### Directions
Without the pictures, can you quote each line below exactly?

### Supplied data
+ + + +

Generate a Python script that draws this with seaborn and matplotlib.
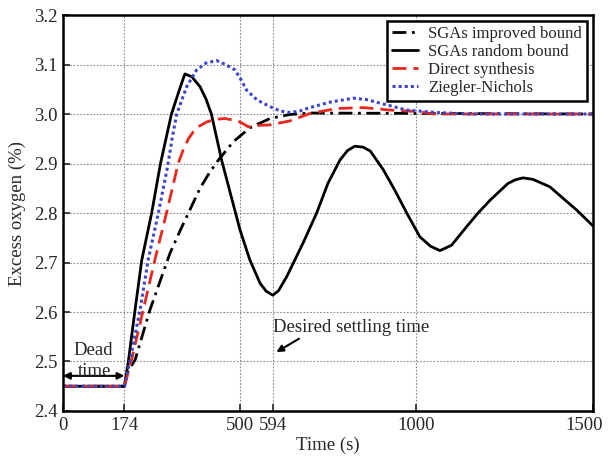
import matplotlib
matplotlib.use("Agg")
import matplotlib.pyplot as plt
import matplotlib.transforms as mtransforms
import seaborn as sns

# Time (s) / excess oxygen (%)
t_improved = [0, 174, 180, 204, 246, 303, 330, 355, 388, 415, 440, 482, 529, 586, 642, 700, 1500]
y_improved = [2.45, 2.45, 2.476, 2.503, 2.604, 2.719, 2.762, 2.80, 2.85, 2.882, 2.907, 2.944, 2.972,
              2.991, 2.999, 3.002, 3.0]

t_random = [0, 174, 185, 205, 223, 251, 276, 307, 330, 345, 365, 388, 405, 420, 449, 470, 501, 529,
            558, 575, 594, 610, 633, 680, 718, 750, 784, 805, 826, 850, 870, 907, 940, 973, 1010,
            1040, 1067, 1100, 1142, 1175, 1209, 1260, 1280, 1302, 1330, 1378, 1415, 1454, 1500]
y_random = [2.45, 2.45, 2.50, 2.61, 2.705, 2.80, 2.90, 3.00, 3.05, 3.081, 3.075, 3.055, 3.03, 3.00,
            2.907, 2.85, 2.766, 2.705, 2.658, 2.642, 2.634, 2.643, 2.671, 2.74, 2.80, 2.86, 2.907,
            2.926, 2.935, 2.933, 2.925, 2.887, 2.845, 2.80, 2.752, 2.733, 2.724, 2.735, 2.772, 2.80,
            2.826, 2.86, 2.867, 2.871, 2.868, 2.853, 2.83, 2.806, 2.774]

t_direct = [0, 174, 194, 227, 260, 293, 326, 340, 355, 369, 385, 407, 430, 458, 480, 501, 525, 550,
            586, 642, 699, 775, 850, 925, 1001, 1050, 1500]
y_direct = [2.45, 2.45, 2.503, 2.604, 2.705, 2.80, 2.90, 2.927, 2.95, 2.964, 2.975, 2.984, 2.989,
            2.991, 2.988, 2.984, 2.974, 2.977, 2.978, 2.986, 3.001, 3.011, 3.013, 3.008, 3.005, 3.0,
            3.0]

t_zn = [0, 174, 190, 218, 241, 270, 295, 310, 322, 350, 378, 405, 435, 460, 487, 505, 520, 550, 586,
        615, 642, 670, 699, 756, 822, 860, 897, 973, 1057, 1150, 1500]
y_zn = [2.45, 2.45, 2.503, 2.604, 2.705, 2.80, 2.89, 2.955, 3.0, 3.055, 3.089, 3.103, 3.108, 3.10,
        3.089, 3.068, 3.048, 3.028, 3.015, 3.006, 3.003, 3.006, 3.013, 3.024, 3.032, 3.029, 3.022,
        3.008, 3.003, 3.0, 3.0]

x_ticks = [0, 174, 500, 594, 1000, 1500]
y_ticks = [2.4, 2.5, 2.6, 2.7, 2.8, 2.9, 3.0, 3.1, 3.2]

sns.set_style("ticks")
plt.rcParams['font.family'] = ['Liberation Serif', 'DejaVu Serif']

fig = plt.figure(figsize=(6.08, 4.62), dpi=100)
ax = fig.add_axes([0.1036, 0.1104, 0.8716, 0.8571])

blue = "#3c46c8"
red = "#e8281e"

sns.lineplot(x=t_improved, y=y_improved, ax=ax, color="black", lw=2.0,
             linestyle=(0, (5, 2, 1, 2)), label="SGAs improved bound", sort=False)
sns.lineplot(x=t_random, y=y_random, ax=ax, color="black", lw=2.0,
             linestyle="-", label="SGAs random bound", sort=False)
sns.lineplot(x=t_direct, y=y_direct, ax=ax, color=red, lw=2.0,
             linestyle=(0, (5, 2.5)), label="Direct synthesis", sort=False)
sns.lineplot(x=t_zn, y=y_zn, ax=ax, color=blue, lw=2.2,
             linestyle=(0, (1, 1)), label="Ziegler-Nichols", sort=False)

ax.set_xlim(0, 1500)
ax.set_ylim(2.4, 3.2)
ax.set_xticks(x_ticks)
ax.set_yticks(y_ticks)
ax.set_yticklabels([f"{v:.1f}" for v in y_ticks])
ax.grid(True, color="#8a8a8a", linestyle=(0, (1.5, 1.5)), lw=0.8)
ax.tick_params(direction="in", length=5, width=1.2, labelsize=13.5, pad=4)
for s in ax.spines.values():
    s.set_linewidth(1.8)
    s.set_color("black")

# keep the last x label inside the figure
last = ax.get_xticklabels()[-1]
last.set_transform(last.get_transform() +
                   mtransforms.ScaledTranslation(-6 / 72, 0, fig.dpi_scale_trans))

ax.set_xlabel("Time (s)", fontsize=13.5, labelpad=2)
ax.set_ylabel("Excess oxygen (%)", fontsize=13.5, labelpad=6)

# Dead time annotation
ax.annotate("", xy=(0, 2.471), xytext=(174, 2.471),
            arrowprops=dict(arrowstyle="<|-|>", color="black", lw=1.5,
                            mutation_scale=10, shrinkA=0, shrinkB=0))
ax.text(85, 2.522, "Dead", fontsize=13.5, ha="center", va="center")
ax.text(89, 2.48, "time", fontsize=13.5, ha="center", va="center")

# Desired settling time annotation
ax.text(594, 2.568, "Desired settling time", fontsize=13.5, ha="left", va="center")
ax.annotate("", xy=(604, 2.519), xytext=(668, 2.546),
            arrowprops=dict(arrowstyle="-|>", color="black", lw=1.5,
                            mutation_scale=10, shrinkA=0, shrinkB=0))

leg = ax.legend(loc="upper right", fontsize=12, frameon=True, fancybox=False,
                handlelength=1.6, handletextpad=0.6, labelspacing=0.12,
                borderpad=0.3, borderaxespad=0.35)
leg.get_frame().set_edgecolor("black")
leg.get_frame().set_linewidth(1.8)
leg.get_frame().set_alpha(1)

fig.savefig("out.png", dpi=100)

+ + + +

### Correct output
Generate a Python script that draws this with seaborn and matplotlib.
import matplotlib
matplotlib.use("Agg")
import matplotlib.pyplot as plt
import matplotlib.transforms as mtransforms
import seaborn as sns

# Time (s) / excess oxygen (%)
t_improved = [0, 174, 180, 204, 246, 303, 330, 355, 388, 415, 440, 482, 529, 586, 642, 700, 1500]
y_improved = [2.45, 2.45, 2.476, 2.503, 2.604, 2.719, 2.762, 2.80, 2.85, 2.882, 2.907, 2.944, 2.972,
              2.991, 2.999, 3.002, 3.0]

t_random = [0, 174, 185, 205, 223, 251, 276, 307, 330, 345, 365, 388, 405, 420, 449, 470, 501, 529,
            558, 575, 594, 610, 633, 680, 718, 750, 784, 805, 826, 850, 870, 907, 940, 973, 1010,
            1040, 1067, 1100, 1142, 1175, 1209, 1260, 1280, 1302, 1330, 1378, 1415, 1454, 1500]
y_random = [2.45, 2.45, 2.50, 2.61, 2.705, 2.80, 2.90, 3.00, 3.05, 3.081, 3.075, 3.055, 3.03, 3.00,
            2.907, 2.85, 2.766, 2.705, 2.658, 2.642, 2.634, 2.643, 2.671, 2.74, 2.80, 2.86, 2.907,
            2.926, 2.935, 2.933, 2.925, 2.887, 2.845, 2.80, 2.752, 2.733, 2.724, 2.735, 2.772, 2.80,
            2.826, 2.86, 2.867, 2.871, 2.868, 2.853, 2.83, 2.806, 2.774]

t_direct = [0, 174, 194, 227, 260, 293, 326, 340, 355, 369, 385, 407, 430, 458, 480, 501, 525, 550,
            586, 642, 699, 775, 850, 925, 1001, 1050, 1500]
y_direct = [2.45, 2.45, 2.503, 2.604, 2.705, 2.80, 2.90, 2.927, 2.95, 2.964, 2.975, 2.984, 2.989,
            2.991, 2.988, 2.984, 2.974, 2.977, 2.978, 2.986, 3.001, 3.011, 3.013, 3.008, 3.005, 3.0,
            3.0]

t_zn = [0, 174, 190, 218, 241, 270, 295, 310, 322, 350, 378, 405, 435, 460, 487, 505, 520, 550, 586,
        615, 642, 670, 699, 756, 822, 860, 897, 973, 1057, 1150, 1500]
y_zn = [2.45, 2.45, 2.503, 2.604, 2.705, 2.80, 2.89, 2.955, 3.0, 3.055, 3.089, 3.103, 3.108, 3.10,
        3.089, 3.068, 3.048, 3.028, 3.015, 3.006, 3.003, 3.006, 3.013, 3.024, 3.032, 3.029, 3.022,
        3.008, 3.003, 3.0, 3.0]

x_ticks = [0, 174, 500, 594, 1000, 1500]
y_ticks = [2.4, 2.5, 2.6, 2.7, 2.8, 2.9, 3.0, 3.1, 3.2]

sns.set_style("ticks")
plt.rcParams['font.family'] = ['Liberation Serif', 'DejaVu Serif']

fig = plt.figure(figsize=(6.08, 4.62), dpi=100)
ax = fig.add_axes([0.1036, 0.1104, 0.8716, 0.8571])

blue = "#3c46c8"
red = "#e8281e"

sns.lineplot(x=t_improved, y=y_improved, ax=ax, color="black", lw=2.0,
             linestyle=(0, (5, 2, 1, 2)), label="SGAs improved bound", sort=False)
sns.lineplot(x=t_random, y=y_random, ax=ax, color="black", lw=2.0,
             linestyle="-", label="SGAs random bound", sort=False)
sns.lineplot(x=t_direct, y=y_direct, ax=ax, color=red, lw=2.0,
             linestyle=(0, (5, 2.5)), label="Direct synthesis", sort=False)
sns.lineplot(x=t_zn, y=y_zn, ax=ax, color=blue, lw=2.2,
             linestyle=(0, (1, 1)), label="Ziegler-Nichols", sort=False)

ax.set_xlim(0, 1500)
ax.set_ylim(2.4, 3.2)
ax.set_xticks(x_ticks)
ax.set_yticks(y_ticks)
ax.set_yticklabels([f"{v:.1f}" for v in y_ticks])
ax.grid(True, color="#8a8a8a", linestyle=(0, (1.5, 1.5)), lw=0.8)
ax.tick_params(direction="in", length=5, width=1.2, labelsize=13.5, pad=4)
for s in ax.spines.values():
    s.set_linewidth(1.8)
    s.set_color("black")

# keep the last x label inside the figure
last = ax.get_xticklabels()[-1]
last.set_transform(last.get_transform() +
                   mtransforms.ScaledTranslation(-6 / 72, 0, fig.dpi_scale_trans))

ax.set_xlabel("Time (s)", fontsize=13.5, labelpad=2)
ax.set_ylabel("Excess oxygen (%)", fontsize=13.5, labelpad=6)

# Dead time annotation
ax.annotate("", xy=(0, 2.471), xytext=(174, 2.471),
            arrowprops=dict(arrowstyle="<|-|>", color="black", lw=1.5,
                            mutation_scale=10, shrinkA=0, shrinkB=0))
ax.text(85, 2.522, "Dead", fontsize=13.5, ha="center", va="center")
ax.text(89, 2.48, "time", fontsize=13.5, ha="center", va="center")

# Desired settling time annotation
ax.text(594, 2.568, "Desired settling time", fontsize=13.5, ha="left", va="center")
ax.annotate("", xy=(604, 2.519), xytext=(668, 2.546),
            arrowprops=dict(arrowstyle="-|>", color="black", lw=1.5,
                            mutation_scale=10, shrinkA=0, shrinkB=0))

leg = ax.legend(loc="upper right", fontsize=12, frameon=True, fancybox=False,
                handlelength=1.6, handletextpad=0.6, labelspacing=0.12,
                borderpad=0.3, borderaxespad=0.35)
leg.get_frame().set_edgecolor("black")
leg.get_frame().set_linewidth(1.8)
leg.get_frame().set_alpha(1)

fig.savefig("out.png", dpi=100)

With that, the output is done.